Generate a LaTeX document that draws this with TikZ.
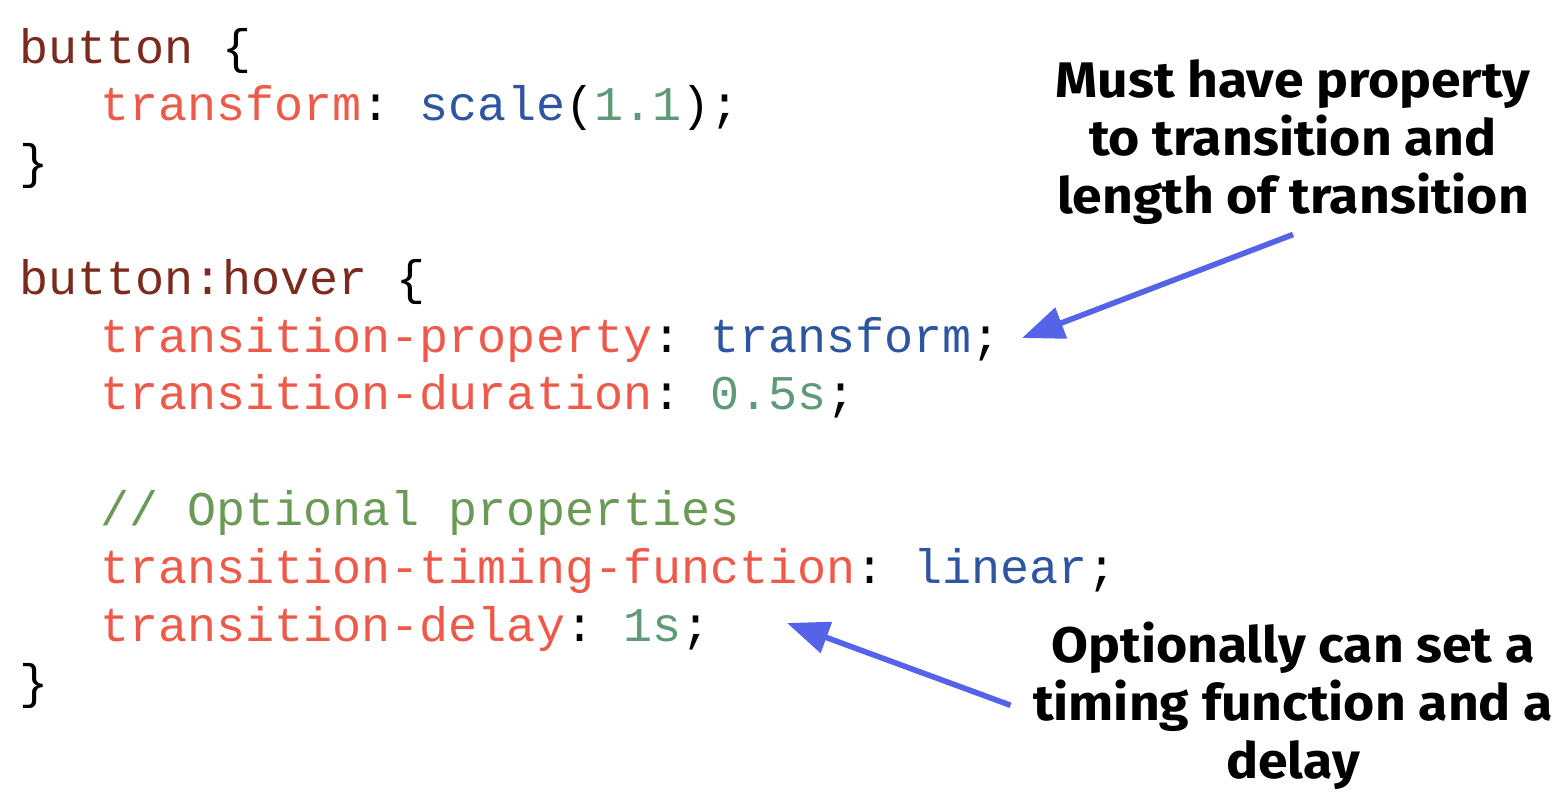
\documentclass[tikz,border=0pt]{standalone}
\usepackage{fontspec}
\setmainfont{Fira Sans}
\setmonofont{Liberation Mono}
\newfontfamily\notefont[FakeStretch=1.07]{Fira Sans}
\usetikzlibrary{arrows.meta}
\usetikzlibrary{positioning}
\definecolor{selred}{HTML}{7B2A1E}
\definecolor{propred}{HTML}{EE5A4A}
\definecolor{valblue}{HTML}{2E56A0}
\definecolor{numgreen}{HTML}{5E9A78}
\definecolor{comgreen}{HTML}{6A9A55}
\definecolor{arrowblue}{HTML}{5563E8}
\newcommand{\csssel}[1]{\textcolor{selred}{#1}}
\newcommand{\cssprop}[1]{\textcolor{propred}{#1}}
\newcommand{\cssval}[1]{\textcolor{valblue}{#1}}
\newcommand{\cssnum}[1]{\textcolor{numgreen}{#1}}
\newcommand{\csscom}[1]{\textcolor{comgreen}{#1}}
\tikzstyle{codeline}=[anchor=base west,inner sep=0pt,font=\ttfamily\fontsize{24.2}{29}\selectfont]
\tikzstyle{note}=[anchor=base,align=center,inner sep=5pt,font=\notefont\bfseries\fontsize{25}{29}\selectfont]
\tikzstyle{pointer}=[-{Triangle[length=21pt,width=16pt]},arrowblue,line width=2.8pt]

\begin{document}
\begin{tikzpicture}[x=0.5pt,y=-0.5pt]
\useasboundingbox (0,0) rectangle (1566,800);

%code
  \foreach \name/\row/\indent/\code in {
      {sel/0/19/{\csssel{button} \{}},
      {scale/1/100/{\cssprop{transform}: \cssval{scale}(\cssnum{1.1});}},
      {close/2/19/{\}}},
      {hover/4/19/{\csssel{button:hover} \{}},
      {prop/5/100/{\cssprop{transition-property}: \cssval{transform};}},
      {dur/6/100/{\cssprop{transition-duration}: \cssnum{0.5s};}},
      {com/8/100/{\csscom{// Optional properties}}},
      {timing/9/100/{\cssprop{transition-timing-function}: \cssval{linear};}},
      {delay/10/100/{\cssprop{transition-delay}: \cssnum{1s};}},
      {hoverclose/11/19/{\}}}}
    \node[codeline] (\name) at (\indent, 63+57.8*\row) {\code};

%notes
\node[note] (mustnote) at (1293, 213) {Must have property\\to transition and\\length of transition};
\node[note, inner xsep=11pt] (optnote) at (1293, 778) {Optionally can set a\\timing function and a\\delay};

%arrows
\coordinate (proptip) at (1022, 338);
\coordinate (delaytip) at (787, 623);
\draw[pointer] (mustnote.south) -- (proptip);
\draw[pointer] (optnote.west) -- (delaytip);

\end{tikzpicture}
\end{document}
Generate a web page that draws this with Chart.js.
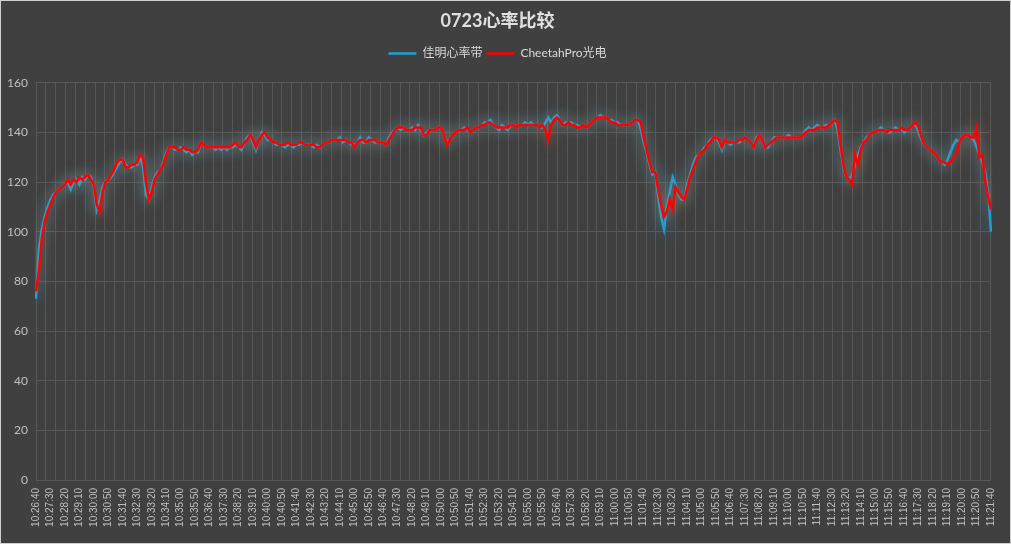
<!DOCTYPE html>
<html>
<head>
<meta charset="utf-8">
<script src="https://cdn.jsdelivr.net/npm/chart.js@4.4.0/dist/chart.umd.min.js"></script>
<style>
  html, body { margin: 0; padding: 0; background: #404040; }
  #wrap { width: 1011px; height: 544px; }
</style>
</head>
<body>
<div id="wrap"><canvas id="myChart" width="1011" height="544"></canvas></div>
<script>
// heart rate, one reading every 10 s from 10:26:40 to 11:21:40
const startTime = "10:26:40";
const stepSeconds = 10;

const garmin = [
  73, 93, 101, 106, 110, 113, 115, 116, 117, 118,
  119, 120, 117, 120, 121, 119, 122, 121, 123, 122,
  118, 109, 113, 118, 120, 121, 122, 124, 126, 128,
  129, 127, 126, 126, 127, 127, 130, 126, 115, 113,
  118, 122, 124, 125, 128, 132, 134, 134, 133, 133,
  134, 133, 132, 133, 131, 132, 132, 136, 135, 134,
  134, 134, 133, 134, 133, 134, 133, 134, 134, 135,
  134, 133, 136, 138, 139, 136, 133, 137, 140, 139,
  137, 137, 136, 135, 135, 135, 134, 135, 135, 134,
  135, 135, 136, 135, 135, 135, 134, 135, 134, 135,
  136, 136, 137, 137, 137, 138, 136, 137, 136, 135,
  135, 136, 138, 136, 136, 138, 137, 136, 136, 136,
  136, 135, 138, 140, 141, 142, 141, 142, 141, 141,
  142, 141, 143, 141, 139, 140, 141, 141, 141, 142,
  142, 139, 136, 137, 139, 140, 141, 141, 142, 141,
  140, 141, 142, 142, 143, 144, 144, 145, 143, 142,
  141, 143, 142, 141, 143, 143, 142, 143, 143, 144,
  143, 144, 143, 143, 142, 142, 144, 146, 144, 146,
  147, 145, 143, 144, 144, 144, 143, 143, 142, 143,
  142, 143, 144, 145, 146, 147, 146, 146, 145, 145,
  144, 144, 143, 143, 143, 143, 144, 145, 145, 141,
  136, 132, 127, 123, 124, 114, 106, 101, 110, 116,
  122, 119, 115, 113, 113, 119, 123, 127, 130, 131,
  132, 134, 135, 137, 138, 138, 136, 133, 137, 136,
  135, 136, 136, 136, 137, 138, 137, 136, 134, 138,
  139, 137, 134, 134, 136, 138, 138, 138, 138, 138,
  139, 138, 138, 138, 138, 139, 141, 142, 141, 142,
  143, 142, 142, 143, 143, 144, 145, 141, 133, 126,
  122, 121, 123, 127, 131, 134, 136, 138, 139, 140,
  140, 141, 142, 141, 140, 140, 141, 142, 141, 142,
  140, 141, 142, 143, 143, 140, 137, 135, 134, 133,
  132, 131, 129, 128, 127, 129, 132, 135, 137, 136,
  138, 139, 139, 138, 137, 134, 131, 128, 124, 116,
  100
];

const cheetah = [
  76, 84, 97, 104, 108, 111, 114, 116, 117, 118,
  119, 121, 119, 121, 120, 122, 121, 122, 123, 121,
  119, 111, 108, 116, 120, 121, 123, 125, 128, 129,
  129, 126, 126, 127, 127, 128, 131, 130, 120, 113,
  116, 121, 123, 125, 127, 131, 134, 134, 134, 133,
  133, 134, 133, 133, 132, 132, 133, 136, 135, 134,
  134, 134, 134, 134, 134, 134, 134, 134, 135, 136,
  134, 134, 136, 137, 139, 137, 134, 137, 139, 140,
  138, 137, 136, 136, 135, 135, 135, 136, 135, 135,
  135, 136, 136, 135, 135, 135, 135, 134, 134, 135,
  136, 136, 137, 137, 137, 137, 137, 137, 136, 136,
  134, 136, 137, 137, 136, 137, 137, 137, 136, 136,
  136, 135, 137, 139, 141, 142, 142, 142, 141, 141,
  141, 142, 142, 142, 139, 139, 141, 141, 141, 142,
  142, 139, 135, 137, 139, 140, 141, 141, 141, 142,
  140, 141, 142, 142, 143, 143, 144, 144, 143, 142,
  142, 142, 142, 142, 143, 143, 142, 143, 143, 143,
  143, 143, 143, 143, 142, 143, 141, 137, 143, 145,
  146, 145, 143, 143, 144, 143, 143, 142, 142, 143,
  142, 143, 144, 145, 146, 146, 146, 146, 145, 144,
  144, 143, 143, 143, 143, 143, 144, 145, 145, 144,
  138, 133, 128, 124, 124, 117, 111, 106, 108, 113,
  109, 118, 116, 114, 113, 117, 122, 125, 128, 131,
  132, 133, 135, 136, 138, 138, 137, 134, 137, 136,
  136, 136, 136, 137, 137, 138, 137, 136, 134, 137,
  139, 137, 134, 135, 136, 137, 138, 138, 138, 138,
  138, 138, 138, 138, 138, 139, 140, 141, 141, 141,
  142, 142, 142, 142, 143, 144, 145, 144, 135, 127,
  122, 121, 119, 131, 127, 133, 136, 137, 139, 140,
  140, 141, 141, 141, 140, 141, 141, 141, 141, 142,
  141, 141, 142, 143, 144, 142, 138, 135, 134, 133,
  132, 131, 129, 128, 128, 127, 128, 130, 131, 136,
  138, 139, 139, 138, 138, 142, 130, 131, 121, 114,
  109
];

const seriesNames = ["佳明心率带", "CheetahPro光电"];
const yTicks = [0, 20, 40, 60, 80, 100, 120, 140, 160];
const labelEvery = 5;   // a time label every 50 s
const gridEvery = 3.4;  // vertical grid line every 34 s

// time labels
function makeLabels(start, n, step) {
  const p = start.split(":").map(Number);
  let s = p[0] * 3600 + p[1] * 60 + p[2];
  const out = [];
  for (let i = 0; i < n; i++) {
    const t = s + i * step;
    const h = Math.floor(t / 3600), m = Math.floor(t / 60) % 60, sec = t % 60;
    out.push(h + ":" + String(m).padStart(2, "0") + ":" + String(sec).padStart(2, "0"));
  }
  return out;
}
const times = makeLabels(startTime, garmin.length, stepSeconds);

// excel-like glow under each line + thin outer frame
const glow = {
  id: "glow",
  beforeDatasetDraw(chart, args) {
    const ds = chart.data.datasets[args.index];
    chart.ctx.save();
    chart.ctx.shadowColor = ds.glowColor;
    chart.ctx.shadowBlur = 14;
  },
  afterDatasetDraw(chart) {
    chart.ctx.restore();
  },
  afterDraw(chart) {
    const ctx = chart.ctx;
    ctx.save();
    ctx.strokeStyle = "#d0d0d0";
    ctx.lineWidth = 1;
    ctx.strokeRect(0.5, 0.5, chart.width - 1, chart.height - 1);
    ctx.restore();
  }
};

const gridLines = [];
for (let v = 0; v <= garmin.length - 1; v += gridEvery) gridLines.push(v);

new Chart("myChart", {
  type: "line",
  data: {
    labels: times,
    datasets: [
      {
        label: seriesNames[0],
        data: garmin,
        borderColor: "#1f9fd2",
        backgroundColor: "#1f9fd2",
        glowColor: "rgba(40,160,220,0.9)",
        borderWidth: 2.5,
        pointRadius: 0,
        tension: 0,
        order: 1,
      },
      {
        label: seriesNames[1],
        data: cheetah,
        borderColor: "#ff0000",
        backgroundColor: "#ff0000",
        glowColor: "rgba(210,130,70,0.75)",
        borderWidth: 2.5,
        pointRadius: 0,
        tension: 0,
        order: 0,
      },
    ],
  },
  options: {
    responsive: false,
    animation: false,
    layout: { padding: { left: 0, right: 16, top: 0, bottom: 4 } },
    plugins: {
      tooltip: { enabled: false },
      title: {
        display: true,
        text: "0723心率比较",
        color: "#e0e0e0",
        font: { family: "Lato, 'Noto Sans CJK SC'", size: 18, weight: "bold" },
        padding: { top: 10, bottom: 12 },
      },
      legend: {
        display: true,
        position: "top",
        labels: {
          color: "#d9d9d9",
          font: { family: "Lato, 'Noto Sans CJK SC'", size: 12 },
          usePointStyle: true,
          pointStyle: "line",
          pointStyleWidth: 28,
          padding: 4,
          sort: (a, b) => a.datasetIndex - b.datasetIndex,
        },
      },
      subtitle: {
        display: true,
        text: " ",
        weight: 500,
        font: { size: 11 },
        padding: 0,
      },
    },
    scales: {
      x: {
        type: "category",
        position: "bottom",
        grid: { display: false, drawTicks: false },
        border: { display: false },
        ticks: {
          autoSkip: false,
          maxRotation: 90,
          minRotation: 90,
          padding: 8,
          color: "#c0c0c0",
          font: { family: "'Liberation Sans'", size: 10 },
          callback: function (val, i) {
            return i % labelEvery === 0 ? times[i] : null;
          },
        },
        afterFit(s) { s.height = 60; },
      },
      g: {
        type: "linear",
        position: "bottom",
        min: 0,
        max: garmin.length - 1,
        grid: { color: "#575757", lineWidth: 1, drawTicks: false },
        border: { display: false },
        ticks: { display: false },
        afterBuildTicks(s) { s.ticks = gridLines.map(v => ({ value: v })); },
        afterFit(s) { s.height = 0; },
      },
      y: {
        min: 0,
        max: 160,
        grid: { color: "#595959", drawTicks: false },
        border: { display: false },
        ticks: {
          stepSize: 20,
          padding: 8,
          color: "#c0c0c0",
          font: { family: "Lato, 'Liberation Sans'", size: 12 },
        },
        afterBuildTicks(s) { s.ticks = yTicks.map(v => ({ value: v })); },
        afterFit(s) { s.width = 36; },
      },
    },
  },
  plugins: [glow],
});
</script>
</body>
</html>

● **Task**:
With the pictures removed from your copy, retype the lines above from the one that contains "Generate a web" through the one that contains "const stepSeconds = 10;", exactly.

● **Completed task**:
Generate a web page that draws this with Chart.js.
<!DOCTYPE html>
<html>
<head>
<meta charset="utf-8">
<script src="https://cdn.jsdelivr.net/npm/chart.js@4.4.0/dist/chart.umd.min.js"></script>
<style>
  html, body { margin: 0; padding: 0; background: #404040; }
  #wrap { width: 1011px; height: 544px; }
</style>
</head>
<body>
<div id="wrap"><canvas id="myChart" width="1011" height="544"></canvas></div>
<script>
// heart rate, one reading every 10 s from 10:26:40 to 11:21:40
const startTime = "10:26:40";
const stepSeconds = 10;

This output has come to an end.